Specifically, this is a memo to motorists who insist upon driving in front of me while I'm delivering pizza.

1. Please do not drive 15 miles under the speed limit.
I realize that this is North Carolina. I realize that there is a good chance that you reached into a box of Cracker Jacks one day and just happened to pull out your driver's license. Maybe it was given to you in exchange for serving dinner at a soup kitchen once. Whatever the case, I get that you may not have actually received any real training on what driving is supposed to be like or how to understand those funny signs over on the right side of the road. See, periodically you'll come across these posted numbers that have the words "Speed Limit" printed above them. Sometimes the numbers say 25, sometimes 35. On those big, main roads, however, they'll often read 45 or 55. Now, I know, that's when things can get a little out of hand for you, and you'll be tempted to maintain that 30 miles an hour that you're so comfortable with. Maybe you're afraid that a police officer is just sitting on the shoulder up ahead and you don't want to get caught speeding. But if you're doing that posted number, there's a good chance they're not going to come after you. I'd be willing to bet, they've got bigger fish to fry. Like the guy that doesn't have his headlights on when it's pouring down rain.

2. Turn your headlights on when it's pouring down rain.
That's not so much for the people driving in front of me as it is for the people coming from the opposite direction while I'm trying to make a left turn across a heavily trafficked roadway. It's just common courtesy, people.

3. If you're making a right turn and you have a green light, it's okay to go.
Example: I was sitting at an intersection waiting to make a left turn. On the other side of the road, two cars were waiting to make right hand turns. I did not have an arrow giving me the right of way. Therefore, I yielded to the cars who just kept sitting there. Eventually they realized that they had the right of way, but by then my light was turning yellow. Yes, I went on through, and yes, I know that I could have technically received a ticket for that. But I was fueled with a slight case of road rage at that moment and I desperately wanted to floor it so I could get past these people who had no idea what they were doing back at the intersection. I did pass them. Because it was a 55mph zone and they were doing roughly 35. Refer to number 1 above.

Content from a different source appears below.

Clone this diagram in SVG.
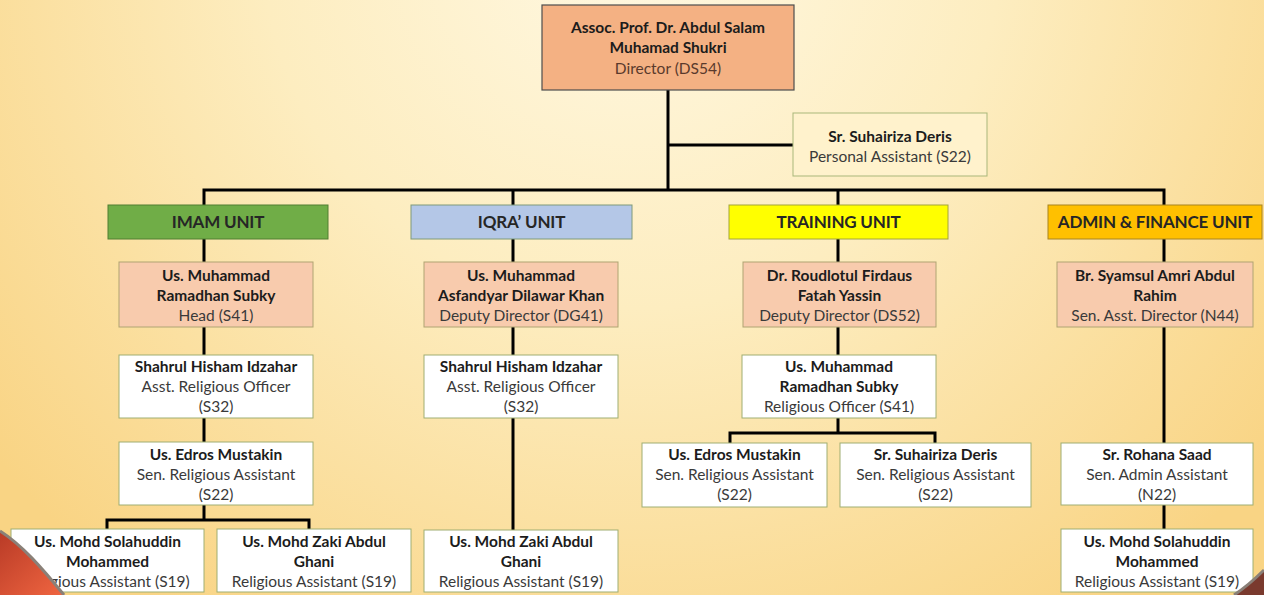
<svg xmlns="http://www.w3.org/2000/svg" width="1264" height="595" viewBox="0 0 1264 595">
<defs>
<radialGradient id="bg" cx="632" cy="-60" r="820" gradientUnits="userSpaceOnUse">
<stop offset="0" stop-color="#FFF8E2"/>
<stop offset="0.45" stop-color="#FDEDC0"/>
<stop offset="1" stop-color="#F9D484"/>
</radialGradient>
<linearGradient id="red" x1="0" y1="530" x2="60" y2="595" gradientUnits="userSpaceOnUse">
<stop offset="0" stop-color="#B83A26"/>
<stop offset="1" stop-color="#EE6440"/>
</linearGradient>
<style>
text{font-family:Lato,"Liberation Sans",sans-serif;text-anchor:middle}
.n{font-weight:bold;font-size:15.5px;fill:#1c1c1c}
.r{font-size:15.5px;fill:#3a3a3a}
.h{font-weight:bold;font-size:17px;fill:#262626;letter-spacing:-0.2px}
.w{fill:#FFFFFF;stroke:#9FAE72;stroke-width:1}
.hd{fill:#F8CBAD;stroke:#B0A472;stroke-width:1}
.conn path{fill:none;stroke:#000;stroke-width:3}
</style>
</defs>
<rect x="0" y="0" width="1264" height="595" fill="url(#bg)"/>

<g class="conn" id="connectors">
<path d="M668,90 V190"/>
<path d="M668,145 H793"/>
<path d="M204,205 V190 H1164 V205"/>
<path d="M513,190 V205"/>
<path d="M838,190 V205"/>
<path d="M204,239 V262 M204,327 V355 M204,418 V442 M204,505 V520"/>
<path d="M107,529 V520 H309 V529"/>
<path d="M513,239 V262 M513,327 V355 M513,418 V530"/>
<path d="M838,239 V262 M838,327 V355 M838,418 V433"/>
<path d="M730,443 V433 H935 V443"/>
<path d="M1164,239 V262 M1164,327 V443 M1164,505 V529"/>
</g>

<g id="director">
<rect x="542" y="5" width="252" height="85" fill="#F4B183" stroke="#4d4d4d" stroke-width="1.2"/>
<text x="668" y="33" class="n">Assoc. Prof. Dr. Abdul Salam</text>
<text x="668" y="53" class="n">Muhamad Shukri</text>
<text x="668" y="74" class="r" style="fill:#5a3a2c">Director (DS54)</text>
</g>

<g id="pa">
<rect x="793" y="113" width="194" height="63" fill="#FFF2CC" stroke="#A9B77A" stroke-width="1"/>
<text x="890" y="142" class="n">Sr. Suhairiza Deris</text>
<text x="890" y="162" class="r">Personal Assistant (S22)</text>
</g>

<g id="imam-unit">
<rect x="108" y="205" width="220" height="34" fill="#70AD47" stroke="#507E32" stroke-width="1"/>
<text x="218" y="228" class="h">IMAM UNIT</text>
</g>
<g id="iqra-unit">
<rect x="411" y="205" width="221" height="34" fill="#B4C7E7" stroke="#7F9A7A" stroke-width="1"/>
<text x="521.5" y="228" class="h">IQRA’ UNIT</text>
</g>
<g id="training-unit">
<rect x="729" y="205" width="219" height="34" fill="#FFFF00" stroke="#A4A43A" stroke-width="1"/>
<text x="838.5" y="228" class="h">TRAINING UNIT</text>
</g>
<g id="admin-unit">
<rect x="1048" y="205" width="214" height="34" fill="#FFC000" stroke="#A88420" stroke-width="1"/>
<text x="1155" y="228" class="h">ADMIN &amp; FINANCE UNIT</text>
</g>

<g id="imam-head">
<rect x="119" y="262" width="194" height="65" class="hd"/>
<text x="216" y="281" class="n">Us. Muhammad</text>
<text x="216" y="301" class="n">Ramadhan Subky</text>
<text x="216" y="321" class="r">Head (S41)</text>
</g>
<g id="iqra-head">
<rect x="424" y="262" width="194" height="65" class="hd"/>
<text x="521" y="281" class="n">Us. Muhammad</text>
<text x="521" y="301" class="n">Asfandyar Dilawar Khan</text>
<text x="521" y="321" class="r">Deputy Director (DG41)</text>
</g>
<g id="training-head">
<rect x="743" y="262" width="193" height="65" class="hd"/>
<text x="839.5" y="281" class="n">Dr. Roudlotul Firdaus</text>
<text x="839.5" y="301" class="n">Fatah Yassin</text>
<text x="839.5" y="321" class="r">Deputy Director (DS52)</text>
</g>
<g id="admin-head">
<rect x="1057" y="262" width="196" height="65" class="hd"/>
<text x="1155" y="281" class="n">Br. Syamsul Amri Abdul</text>
<text x="1155" y="301" class="n">Rahim</text>
<text x="1155" y="321" class="r">Sen. Asst. Director (N44)</text>
</g>

<g id="imam-aro">
<rect x="119" y="355" width="194" height="63" class="w"/>
<text x="216" y="372" class="n">Shahrul Hisham Idzahar</text>
<text x="216" y="392" class="r">Asst. Religious Officer</text>
<text x="216" y="412" class="r">(S32)</text>
</g>
<g id="iqra-aro">
<rect x="424" y="355" width="194" height="63" class="w"/>
<text x="521" y="372" class="n">Shahrul Hisham Idzahar</text>
<text x="521" y="392" class="r">Asst. Religious Officer</text>
<text x="521" y="412" class="r">(S32)</text>
</g>
<g id="training-ro">
<rect x="742" y="355" width="194" height="63" class="w"/>
<text x="839" y="372" class="n">Us. Muhammad</text>
<text x="839" y="392" class="n">Ramadhan Subky</text>
<text x="839" y="412" class="r">Religious Officer (S41)</text>
</g>

<g id="imam-sra">
<rect x="119" y="442" width="194" height="63" class="w"/>
<text x="216" y="460" class="n">Us. Edros Mustakin</text>
<text x="216" y="480" class="r">Sen. Religious Assistant</text>
<text x="216" y="500" class="r">(S22)</text>
</g>
<g id="training-sra1">
<rect x="642" y="443" width="185" height="64" class="w"/>
<text x="734.5" y="460" class="n">Us. Edros Mustakin</text>
<text x="734.5" y="480" class="r">Sen. Religious Assistant</text>
<text x="734.5" y="500" class="r">(S22)</text>
</g>
<g id="training-sra2">
<rect x="840" y="443" width="191" height="64" class="w"/>
<text x="935.5" y="460" class="n">Sr. Suhairiza Deris</text>
<text x="935.5" y="480" class="r">Sen. Religious Assistant</text>
<text x="935.5" y="500" class="r">(S22)</text>
</g>
<g id="admin-saa">
<rect x="1061" y="443" width="192" height="62" class="w"/>
<text x="1157" y="460" class="n">Sr. Rohana Saad</text>
<text x="1157" y="480" class="r">Sen. Admin Assistant</text>
<text x="1157" y="500" class="r">(N22)</text>
</g>

<g id="imam-ra1">
<rect x="11" y="529" width="193" height="63" class="w"/>
<text x="107.5" y="547" class="n">Us. Mohd Solahuddin</text>
<text x="107.5" y="567" class="n">Mohammed</text>
<text x="107.5" y="587" class="r">Religious Assistant (S19)</text>
</g>
<g id="imam-ra2">
<rect x="217" y="529" width="194" height="63" class="w"/>
<text x="314" y="547" class="n">Us. Mohd Zaki Abdul</text>
<text x="314" y="567" class="n">Ghani</text>
<text x="314" y="587" class="r">Religious Assistant (S19)</text>
</g>
<g id="iqra-ra">
<rect x="424" y="530" width="194" height="62" class="w"/>
<text x="521" y="547" class="n">Us. Mohd Zaki Abdul</text>
<text x="521" y="567" class="n">Ghani</text>
<text x="521" y="587" class="r">Religious Assistant (S19)</text>
</g>
<g id="admin-ra">
<rect x="1061" y="529" width="192" height="63" class="w"/>
<text x="1157" y="547" class="n">Us. Mohd Solahuddin</text>
<text x="1157" y="567" class="n">Mohammed</text>
<text x="1157" y="587" class="r">Religious Assistant (S19)</text>
</g>

<path d="M0,531 C22,545 42,568 64,595 L0,595 Z" fill="url(#red)"/>
<path d="M0,531 C22,545 42,568 64,595" fill="none" stroke="#8a8078" stroke-width="3"/>
<path d="M1264,570 C1255,579 1246,587 1234,595 L1264,595 Z" fill="#7A3A2E"/>
<path d="M1264,570 C1255,579 1246,587 1234,595" fill="none" stroke="#8a8078" stroke-width="3"/>
</svg>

4. If you're gonna turn on red, wait until the way is clear, not until you "think you can make it."
I know that when you see my gaudy pizza delivery light sticking to the top of my car, you automatically believe that I no self-respect and therefore deserve none of your respect as a fellow driver on this road of life. But I'm here to tell you, that's not what that sign means. It's really just an advertisement. I'm delivering pizza and the guys that pay me to do that also pay me to get their name and phone number out there so that more people will think, "Hey, I want a pizza too!" So when you see me driving toward the intersection, knowing that I have the green light and knowing that I am absolutely going the speed limit (perhaps even 5 over), it is not an invitation for you to pull out in front of me because you think you can make it. As much fun as it may be for some people to slam on their brakes, it isn't the sort of activity that I like to brag about. Oh, and testing my seat belt, just to make sure it would secure me in case of a crash, also not my idea of a good time. It's also, how should I put this, impolite, to pull in front of someone and then drive 10 under the speed limit. So when I was riding your bumper for roughly the half mile you were in front of me, it was because I was angry. I'll admit, it confused me quite a bit when you honked your horn at me as we went our separate ways. Maybe you were mad at me for crawling up your tailpipe. But I was mad at you for cutting me off when I was clearly in the right. I'm pretty sure we're even.